The following is pretty much word for word a transcript of jottings down I made on my train journey from Sarajevo to Mostar, a journey of just about two and a half hours. I’ve just added the bits before and after the actual journey. Not entirely sure why I decided to make lots of jottings, but given that I did I might as well use them for something…
Having left the hostel at 06:00 and deciding I would walk to the station I have now successfully arrived and brought my ticket. The general consensus at the hostel was that the train left at 7 but could get very busy so best to arrive early as it only has 3 coaches. Still feel like I’ve missed out on about 10 minutes sleep. Certainly doesn’t seem to be anyone here…
The guy in the ticket window told me platform 2. This station doesn’t seem to have English style platforms – so I’ve walked past what I thought would be platform 2, to where the sign is insisting it is. Having emerged onto the platform there doesn’t seem to be any indication of what side I want. But there is at least a train here so I’ve got on that. Ok it only has 2 coaches, but its close enough. I think one of them says Mostar?

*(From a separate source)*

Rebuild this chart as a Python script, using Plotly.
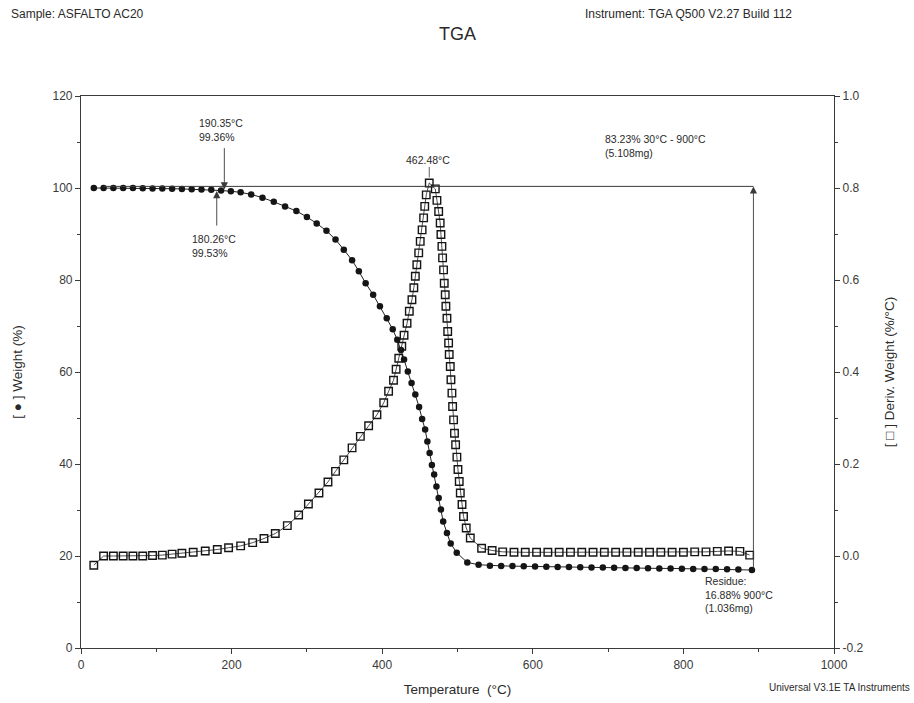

Have settled into a compartment and managed to jam the window open to try to rid it of the smell of stale smoke. Should also help me take photos later. The scenery is supposed to be quite good. There is a plaque on the carriage stating it was donated by the Swedish railways to the Bosnians. I think it must be from the 1960’s and doesn’t appear to have been cleaned much since then. This strikes me of the kinda of “donation” you get at harvest festival (does that still exist?!) where people donate tinned food where they’ve lost the label…
Er we’ve started moving… 06:53 is close enough to 7 right?!
Two Bosnians have joined me in my compartment. They appear to be eyeing up the open window in a disapproving manner….
Ok, for peace of mind I need to find the conductor to check I’m on the right train even if it means I risk relinquishing control of the window.
Success! I’m on the right train and I’ve returned to find that the Bosnians have left the window alone!
The Bosnians are looking increasingly unhappy at the window situation. I roll up my sleeves to try to make it look warmer than it is, and that I need the breeze.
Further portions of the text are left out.